* **Brief**
Leaving the pictures aside, transcribe every line below exactly.

* Begin *

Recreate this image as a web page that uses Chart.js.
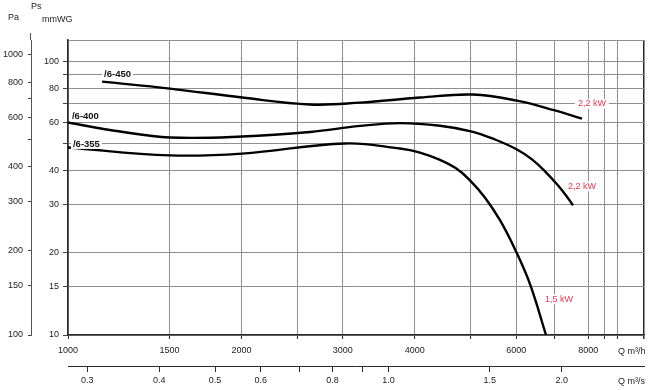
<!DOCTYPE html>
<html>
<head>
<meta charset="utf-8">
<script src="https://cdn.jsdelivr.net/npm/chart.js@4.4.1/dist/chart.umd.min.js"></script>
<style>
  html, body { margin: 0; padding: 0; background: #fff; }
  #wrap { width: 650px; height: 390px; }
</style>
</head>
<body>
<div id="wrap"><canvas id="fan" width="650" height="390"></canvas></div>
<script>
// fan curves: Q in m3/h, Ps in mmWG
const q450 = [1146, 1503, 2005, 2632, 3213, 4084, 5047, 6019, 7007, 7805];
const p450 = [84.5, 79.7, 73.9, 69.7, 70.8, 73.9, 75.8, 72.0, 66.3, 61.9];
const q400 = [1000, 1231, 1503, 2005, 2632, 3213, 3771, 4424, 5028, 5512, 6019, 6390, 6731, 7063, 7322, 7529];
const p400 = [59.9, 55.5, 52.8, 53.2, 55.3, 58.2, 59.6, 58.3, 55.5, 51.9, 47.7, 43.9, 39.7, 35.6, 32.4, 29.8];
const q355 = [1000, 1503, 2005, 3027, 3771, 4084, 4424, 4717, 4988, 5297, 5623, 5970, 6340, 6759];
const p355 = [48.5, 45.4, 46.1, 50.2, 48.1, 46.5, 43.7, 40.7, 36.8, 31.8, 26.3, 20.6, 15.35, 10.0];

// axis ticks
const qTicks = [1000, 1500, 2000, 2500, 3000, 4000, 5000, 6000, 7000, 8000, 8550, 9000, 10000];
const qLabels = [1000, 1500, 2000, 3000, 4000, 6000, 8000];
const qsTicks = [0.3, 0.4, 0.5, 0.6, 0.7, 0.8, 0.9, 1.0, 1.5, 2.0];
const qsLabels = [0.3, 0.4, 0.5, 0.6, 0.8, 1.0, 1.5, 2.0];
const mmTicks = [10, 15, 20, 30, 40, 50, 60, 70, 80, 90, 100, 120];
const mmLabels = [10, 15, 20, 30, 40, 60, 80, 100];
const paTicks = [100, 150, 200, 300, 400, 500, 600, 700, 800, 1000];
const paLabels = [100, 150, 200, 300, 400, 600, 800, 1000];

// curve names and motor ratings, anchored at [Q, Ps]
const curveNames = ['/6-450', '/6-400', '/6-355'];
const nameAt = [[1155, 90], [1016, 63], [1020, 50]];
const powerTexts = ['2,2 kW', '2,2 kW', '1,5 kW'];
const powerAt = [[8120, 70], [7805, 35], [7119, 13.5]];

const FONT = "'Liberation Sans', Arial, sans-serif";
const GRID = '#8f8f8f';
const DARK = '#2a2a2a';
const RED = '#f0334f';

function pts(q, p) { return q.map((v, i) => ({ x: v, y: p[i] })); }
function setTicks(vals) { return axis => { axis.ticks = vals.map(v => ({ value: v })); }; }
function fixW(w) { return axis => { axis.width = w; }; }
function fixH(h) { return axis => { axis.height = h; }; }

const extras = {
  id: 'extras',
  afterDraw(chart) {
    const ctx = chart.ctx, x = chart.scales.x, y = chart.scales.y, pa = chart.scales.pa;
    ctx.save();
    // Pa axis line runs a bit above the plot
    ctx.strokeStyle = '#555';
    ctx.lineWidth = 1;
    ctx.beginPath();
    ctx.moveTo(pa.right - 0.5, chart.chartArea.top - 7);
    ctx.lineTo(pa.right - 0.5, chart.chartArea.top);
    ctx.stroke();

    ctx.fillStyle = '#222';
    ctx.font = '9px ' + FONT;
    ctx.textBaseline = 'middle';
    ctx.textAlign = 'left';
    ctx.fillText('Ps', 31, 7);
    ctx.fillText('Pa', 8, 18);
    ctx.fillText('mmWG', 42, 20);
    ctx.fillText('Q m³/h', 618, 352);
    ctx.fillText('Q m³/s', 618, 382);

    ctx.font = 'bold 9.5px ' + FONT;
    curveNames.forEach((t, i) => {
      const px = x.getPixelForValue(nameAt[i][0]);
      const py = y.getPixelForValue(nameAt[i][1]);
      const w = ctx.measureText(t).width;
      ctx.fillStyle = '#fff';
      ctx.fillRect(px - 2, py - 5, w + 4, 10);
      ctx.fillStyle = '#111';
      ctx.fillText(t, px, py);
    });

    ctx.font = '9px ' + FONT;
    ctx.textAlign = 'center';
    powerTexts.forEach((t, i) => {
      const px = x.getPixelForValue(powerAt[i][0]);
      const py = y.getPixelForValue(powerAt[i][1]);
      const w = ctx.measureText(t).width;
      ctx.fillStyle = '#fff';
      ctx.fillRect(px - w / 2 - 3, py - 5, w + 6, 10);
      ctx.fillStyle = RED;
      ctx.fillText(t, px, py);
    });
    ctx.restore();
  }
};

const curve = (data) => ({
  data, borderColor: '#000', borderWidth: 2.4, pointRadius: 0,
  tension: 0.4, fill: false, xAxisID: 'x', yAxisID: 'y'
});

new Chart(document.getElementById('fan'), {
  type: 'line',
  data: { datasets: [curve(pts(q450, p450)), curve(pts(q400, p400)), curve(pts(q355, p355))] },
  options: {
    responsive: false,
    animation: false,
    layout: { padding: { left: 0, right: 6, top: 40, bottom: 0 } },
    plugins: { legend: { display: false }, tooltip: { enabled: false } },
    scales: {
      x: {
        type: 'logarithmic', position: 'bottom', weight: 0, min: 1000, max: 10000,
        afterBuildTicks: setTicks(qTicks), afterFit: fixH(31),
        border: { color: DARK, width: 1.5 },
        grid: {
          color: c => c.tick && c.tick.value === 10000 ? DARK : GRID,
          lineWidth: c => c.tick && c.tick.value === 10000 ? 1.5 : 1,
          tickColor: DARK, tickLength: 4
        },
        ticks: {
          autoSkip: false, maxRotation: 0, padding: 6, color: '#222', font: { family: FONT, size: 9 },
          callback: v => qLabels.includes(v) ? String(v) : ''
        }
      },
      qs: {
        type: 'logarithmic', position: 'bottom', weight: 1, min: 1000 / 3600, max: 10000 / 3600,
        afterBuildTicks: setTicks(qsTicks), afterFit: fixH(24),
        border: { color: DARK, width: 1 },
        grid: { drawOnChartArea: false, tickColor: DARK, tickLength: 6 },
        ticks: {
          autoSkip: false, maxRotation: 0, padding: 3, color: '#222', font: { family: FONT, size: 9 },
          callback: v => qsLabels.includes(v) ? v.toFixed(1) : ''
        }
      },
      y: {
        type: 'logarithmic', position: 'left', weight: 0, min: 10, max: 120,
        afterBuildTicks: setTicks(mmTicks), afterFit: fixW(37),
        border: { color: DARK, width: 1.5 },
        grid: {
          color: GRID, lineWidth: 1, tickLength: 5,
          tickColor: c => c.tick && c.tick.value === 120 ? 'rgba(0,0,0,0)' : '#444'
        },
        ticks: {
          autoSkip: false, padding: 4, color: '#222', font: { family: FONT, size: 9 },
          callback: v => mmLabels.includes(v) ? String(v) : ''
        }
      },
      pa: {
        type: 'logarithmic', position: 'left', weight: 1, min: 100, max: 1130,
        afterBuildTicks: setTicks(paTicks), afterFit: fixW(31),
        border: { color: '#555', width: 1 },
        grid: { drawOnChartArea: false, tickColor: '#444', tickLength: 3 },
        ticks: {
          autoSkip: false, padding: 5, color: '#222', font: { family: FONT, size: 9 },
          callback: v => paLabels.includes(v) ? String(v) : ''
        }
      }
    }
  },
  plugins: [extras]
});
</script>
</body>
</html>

* End *

* **Solution to this problem**
Recreate this image as a web page that uses Chart.js.
<!DOCTYPE html>
<html>
<head>
<meta charset="utf-8">
<script src="https://cdn.jsdelivr.net/npm/chart.js@4.4.1/dist/chart.umd.min.js"></script>
<style>
  html, body { margin: 0; padding: 0; background: #fff; }
  #wrap { width: 650px; height: 390px; }
</style>
</head>
<body>
<div id="wrap"><canvas id="fan" width="650" height="390"></canvas></div>
<script>
// fan curves: Q in m3/h, Ps in mmWG
const q450 = [1146, 1503, 2005, 2632, 3213, 4084, 5047, 6019, 7007, 7805];
const p450 = [84.5, 79.7, 73.9, 69.7, 70.8, 73.9, 75.8, 72.0, 66.3, 61.9];
const q400 = [1000, 1231, 1503, 2005, 2632, 3213, 3771, 4424, 5028, 5512, 6019, 6390, 6731, 7063, 7322, 7529];
const p400 = [59.9, 55.5, 52.8, 53.2, 55.3, 58.2, 59.6, 58.3, 55.5, 51.9, 47.7, 43.9, 39.7, 35.6, 32.4, 29.8];
const q355 = [1000, 1503, 2005, 3027, 3771, 4084, 4424, 4717, 4988, 5297, 5623, 5970, 6340, 6759];
const p355 = [48.5, 45.4, 46.1, 50.2, 48.1, 46.5, 43.7, 40.7, 36.8, 31.8, 26.3, 20.6, 15.35, 10.0];

// axis ticks
const qTicks = [1000, 1500, 2000, 2500, 3000, 4000, 5000, 6000, 7000, 8000, 8550, 9000, 10000];
const qLabels = [1000, 1500, 2000, 3000, 4000, 6000, 8000];
const qsTicks = [0.3, 0.4, 0.5, 0.6, 0.7, 0.8, 0.9, 1.0, 1.5, 2.0];
const qsLabels = [0.3, 0.4, 0.5, 0.6, 0.8, 1.0, 1.5, 2.0];
const mmTicks = [10, 15, 20, 30, 40, 50, 60, 70, 80, 90, 100, 120];
const mmLabels = [10, 15, 20, 30, 40, 60, 80, 100];
const paTicks = [100, 150, 200, 300, 400, 500, 600, 700, 800, 1000];
const paLabels = [100, 150, 200, 300, 400, 600, 800, 1000];

// curve names and motor ratings, anchored at [Q, Ps]
const curveNames = ['/6-450', '/6-400', '/6-355'];
const nameAt = [[1155, 90], [1016, 63], [1020, 50]];
const powerTexts = ['2,2 kW', '2,2 kW', '1,5 kW'];
const powerAt = [[8120, 70], [7805, 35], [7119, 13.5]];

const FONT = "'Liberation Sans', Arial, sans-serif";
const GRID = '#8f8f8f';
const DARK = '#2a2a2a';
const RED = '#f0334f';

function pts(q, p) { return q.map((v, i) => ({ x: v, y: p[i] })); }
function setTicks(vals) { return axis => { axis.ticks = vals.map(v => ({ value: v })); }; }
function fixW(w) { return axis => { axis.width = w; }; }
function fixH(h) { return axis => { axis.height = h; }; }

const extras = {
  id: 'extras',
  afterDraw(chart) {
    const ctx = chart.ctx, x = chart.scales.x, y = chart.scales.y, pa = chart.scales.pa;
    ctx.save();
    // Pa axis line runs a bit above the plot
    ctx.strokeStyle = '#555';
    ctx.lineWidth = 1;
    ctx.beginPath();
    ctx.moveTo(pa.right - 0.5, chart.chartArea.top - 7);
    ctx.lineTo(pa.right - 0.5, chart.chartArea.top);
    ctx.stroke();

    ctx.fillStyle = '#222';
    ctx.font = '9px ' + FONT;
    ctx.textBaseline = 'middle';
    ctx.textAlign = 'left';
    ctx.fillText('Ps', 31, 7);
    ctx.fillText('Pa', 8, 18);
    ctx.fillText('mmWG', 42, 20);
    ctx.fillText('Q m³/h', 618, 352);
    ctx.fillText('Q m³/s', 618, 382);

    ctx.font = 'bold 9.5px ' + FONT;
    curveNames.forEach((t, i) => {
      const px = x.getPixelForValue(nameAt[i][0]);
      const py = y.getPixelForValue(nameAt[i][1]);
      const w = ctx.measureText(t).width;
      ctx.fillStyle = '#fff';
      ctx.fillRect(px - 2, py - 5, w + 4, 10);
      ctx.fillStyle = '#111';
      ctx.fillText(t, px, py);
    });

    ctx.font = '9px ' + FONT;
    ctx.textAlign = 'center';
    powerTexts.forEach((t, i) => {
      const px = x.getPixelForValue(powerAt[i][0]);
      const py = y.getPixelForValue(powerAt[i][1]);
      const w = ctx.measureText(t).width;
      ctx.fillStyle = '#fff';
      ctx.fillRect(px - w / 2 - 3, py - 5, w + 6, 10);
      ctx.fillStyle = RED;
      ctx.fillText(t, px, py);
    });
    ctx.restore();
  }
};

const curve = (data) => ({
  data, borderColor: '#000', borderWidth: 2.4, pointRadius: 0,
  tension: 0.4, fill: false, xAxisID: 'x', yAxisID: 'y'
});

new Chart(document.getElementById('fan'), {
  type: 'line',
  data: { datasets: [curve(pts(q450, p450)), curve(pts(q400, p400)), curve(pts(q355, p355))] },
  options: {
    responsive: false,
    animation: false,
    layout: { padding: { left: 0, right: 6, top: 40, bottom: 0 } },
    plugins: { legend: { display: false }, tooltip: { enabled: false } },
    scales: {
      x: {
        type: 'logarithmic', position: 'bottom', weight: 0, min: 1000, max: 10000,
        afterBuildTicks: setTicks(qTicks), afterFit: fixH(31),
        border: { color: DARK, width: 1.5 },
        grid: {
          color: c => c.tick && c.tick.value === 10000 ? DARK : GRID,
          lineWidth: c => c.tick && c.tick.value === 10000 ? 1.5 : 1,
          tickColor: DARK, tickLength: 4
        },
        ticks: {
          autoSkip: false, maxRotation: 0, padding: 6, color: '#222', font: { family: FONT, size: 9 },
          callback: v => qLabels.includes(v) ? String(v) : ''
        }
      },
      qs: {
        type: 'logarithmic', position: 'bottom', weight: 1, min: 1000 / 3600, max: 10000 / 3600,
        afterBuildTicks: setTicks(qsTicks), afterFit: fixH(24),
        border: { color: DARK, width: 1 },
        grid: { drawOnChartArea: false, tickColor: DARK, tickLength: 6 },
        ticks: {
          autoSkip: false, maxRotation: 0, padding: 3, color: '#222', font: { family: FONT, size: 9 },
          callback: v => qsLabels.includes(v) ? v.toFixed(1) : ''
        }
      },
      y: {
        type: 'logarithmic', position: 'left', weight: 0, min: 10, max: 120,
        afterBuildTicks: setTicks(mmTicks), afterFit: fixW(37),
        border: { color: DARK, width: 1.5 },
        grid: {
          color: GRID, lineWidth: 1, tickLength: 5,
          tickColor: c => c.tick && c.tick.value === 120 ? 'rgba(0,0,0,0)' : '#444'
        },
        ticks: {
          autoSkip: false, padding: 4, color: '#222', font: { family: FONT, size: 9 },
          callback: v => mmLabels.includes(v) ? String(v) : ''
        }
      },
      pa: {
        type: 'logarithmic', position: 'left', weight: 1, min: 100, max: 1130,
        afterBuildTicks: setTicks(paTicks), afterFit: fixW(31),
        border: { color: '#555', width: 1 },
        grid: { drawOnChartArea: false, tickColor: '#444', tickLength: 3 },
        ticks: {
          autoSkip: false, padding: 5, color: '#222', font: { family: FONT, size: 9 },
          callback: v => paLabels.includes(v) ? String(v) : ''
        }
      }
    }
  },
  plugins: [extras]
});
</script>
</body>
</html>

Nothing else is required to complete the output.